Is Cash An Asset?

A few months ago, we were frequently questioned about our asset allocations and the relatively high cash levels we were maintaining in our portfolio. Comparisons of returns were inevitable too.

In the face of these, we continued to think independently and stood true to our core values and philosophies.

As financial markets around the world were routed these past few weeks, our investors began to appreciate the value of the cash levels in our portfolio, especially the USD cash.

One of the reasons for the ongoing selloffs is the domino effect of panic redemptions from hedge funds and margin calls from the banks.

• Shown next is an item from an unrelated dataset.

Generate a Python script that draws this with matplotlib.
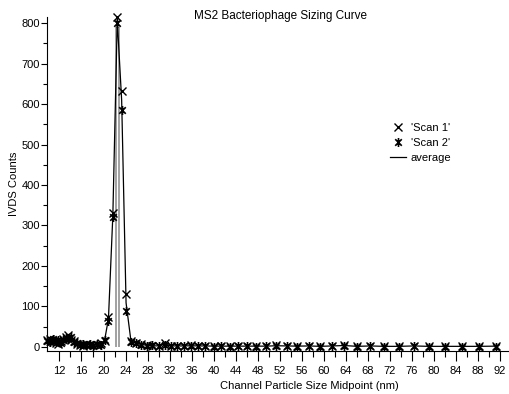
import numpy as np
import matplotlib.pyplot as plt
from matplotlib.path import Path
from matplotlib.lines import Line2D

plt.rcParams['font.family'] = ['Liberation Sans', 'DejaVu Sans']

# channel particle size midpoints (nm)
size_nm = [9.82, 10.2, 10.6, 10.9, 11.3, 11.8, 12.2, 12.6, 13.1, 13.6,
           14.1, 14.6, 15.1, 15.7, 16.3, 16.8, 17.5, 18.1, 18.8, 19.5,
           20.2, 20.9, 21.7, 22.5, 23.3, 24.1, 25.0, 25.9, 26.9, 27.9,
           28.9, 30.0, 31.1, 32.2, 33.4, 34.6, 35.9, 37.2, 38.5, 40.0,
           41.4, 42.9, 44.5, 46.1, 47.8, 49.6, 51.4, 53.3, 55.2, 57.3,
           59.4, 61.5, 63.8, 66.1, 68.5, 71.0, 73.7, 76.4, 79.1, 82.0,
           85.1, 88.2, 91.4]

scan1 = [18, 20, 15, 12, 10, 8, 15, 20, 25, 30,
         18, 15, 8, 5, 3, 8, 5, 6, 4, 10,
         15, 75, 330, 815, 633, 130, 15, 10, 8, 5,
         2, 3, 10, 2, 3, 2, 4, 3, 2, 3,
         2, 3, 2, 2, 3, 2, 4, 3, 3, 3,
         2, 3, 5, 2, 3, 2, 2, 3, 2, 2,
         2, 2, 3]

scan2 = [15, 12, 18, 20, 14, 18, 10, 18, 22, 20,
         25, 12, 10, 6, 7, 4, 8, 3, 8, 6,
         18, 65, 322, 800, 585, 88, 12, 9, 5, 3,
         4, 2, 4, 3, 2, 3, 2, 2, 3, 1,
         2, 1, 2, 2, 1, 2, 2, 2, 1, 2,
         1, 2, 2, 1, 2, 1, 1, 2, 1, 1,
         1, 1, 1]

average = [(a + b) / 2 for a, b in zip(scan1, scan2)]

# the two grey drop lines under the peak
drop_x = [22.2, 22.8]
drop_top = 790

x_ticks = list(range(12, 93, 4))
y_ticks = list(range(0, 801, 100))

# asterisk marker: x with a vertical bar
star = Path([(-0.8, -0.8), (0.8, 0.8), (-0.8, 0.8), (0.8, -0.8), (0, -1.1), (0, 1.1)],
            [Path.MOVETO, Path.LINETO, Path.MOVETO, Path.LINETO,
             Path.MOVETO, Path.LINETO])

fig = plt.figure(figsize=(5.09, 3.94), dpi=100)
ax = fig.add_axes([47 / 509, 1 - 351 / 394, 462 / 509, 334 / 394])

ax.vlines(drop_x, 0, drop_top, color='#9a9a9a', lw=1.3)
ax.plot(size_nm, average, color='black', lw=0.9, label='average')
ax.plot(size_nm, scan1, ls='none', marker='x', ms=5.5, mew=1.0,
        color='black', clip_on=False, label="'Scan 1'")
ax.plot(size_nm, scan2, ls='none', marker=star, ms=6.5, mew=1.2,
        color='black', clip_on=False, label="'Scan 2'")

ax.set_xlim(9.73, 93.7)
ax.set_ylim(-10, 815)
ax.set_xticks(x_ticks)
ax.set_xticks([t + 2 for t in x_ticks[:-1]], minor=True)
ax.set_yticks(y_ticks)
ax.set_yticks([t + 50 for t in y_ticks[:-1]], minor=True)

for s in ['top', 'right']:
    ax.spines[s].set_visible(False)
ax.spines['left'].set_linewidth(0.8)
ax.spines['bottom'].set_linewidth(0.8)

ax.tick_params(axis='x', which='major', length=7, width=0.8, pad=4, labelsize=8)
ax.tick_params(axis='x', which='minor', length=4, width=0.8)
ax.tick_params(axis='y', which='major', length=4, width=0.8, pad=1, labelsize=8)
ax.tick_params(axis='y', which='minor', length=3, width=0.8)

fig.text(281 / 509, 1 - 16 / 394, 'MS2 Bacteriophage Sizing Curve', fontsize=8.5,
         ha='center', va='center')
ax.set_xlabel('Channel Particle Size Midpoint (nm)', fontsize=8)
ax.xaxis.set_label_coords(0.567, -0.09)
ax.set_ylabel('IVDS Counts', fontsize=8, labelpad=2)

handles = [Line2D([], [], ls='none', marker='x', ms=5.5, mew=1.0, color='black'),
           Line2D([], [], ls='none', marker=star, ms=6.5, mew=1.2, color='black'),
           Line2D([], [], color='black', lw=0.9)]
ax.legend(handles, ["'Scan 1'", "'Scan 2'", 'average'], loc='upper left',
          bbox_to_anchor=(0.73, 0.70), frameon=False, fontsize=8,
          handlelength=1.5, handletextpad=0.4, labelspacing=0.45,
          borderpad=0)

fig.savefig('out.png', dpi=100)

This stems from the mandates most mutual funds have to be almost fully invested. When panicked investors start to redeem, funds are forced to sell assets to meet redemptions.

Furthermore, funds that are leveraged are caught between redemptions by investors and the banks asking them to either shore up margins or risk a force-sell of their assets. In many cases, the latter happens.

In a private bank advisory portfolio, cash is often frowned upon. It is common practice for Relationship Managers to discourage their clients from maintaining cash in their accounts. In fact, banks might even offer loans to clients to finance even more investment.

Here’s a scenario for illustration; if a client has a million dollars to invest, their RM will likely recommend a portfolio of investment-grade or so-called “safe” bonds.

Because they are perceived as safe, a lower Loan-to-Value (LTV) ratio of say, 70% is assigned to the portfolio. This means the bank will be willing to lend the client 70% of his investment sum, or $700,000, to buy even more safe bonds.

Because the additional $700,000 are used to buy safe bonds, these $700,000 are further assigned 70% LTV, so the client can further borrow a further $490,000 to buy more safe bonds. This goes on, so the final investment sum can be as high as $2.2 million.

So now the client has a passive income in excess of $100,000 a year after the cost of borrowing. Everybody has a plan until you get hit.

COVID-19 was that hit. China locks down. Europe locks down. Financial markets go into turmoil. Everyone is selling. No one is buying.

With no bidders, those “safe” bonds are no longer safe. The banks are likely to reduce the LTV of that client’s portfolio from 70% to 30% or even 0%. This means the client now has to quickly inject over $1 million of cash into his portfolio or have his bonds force-sold at residual prices. 

This is a margin call, something that has made wealthy people poor in crisis after crisis.

Is cash an asset? In times like these, cash is king.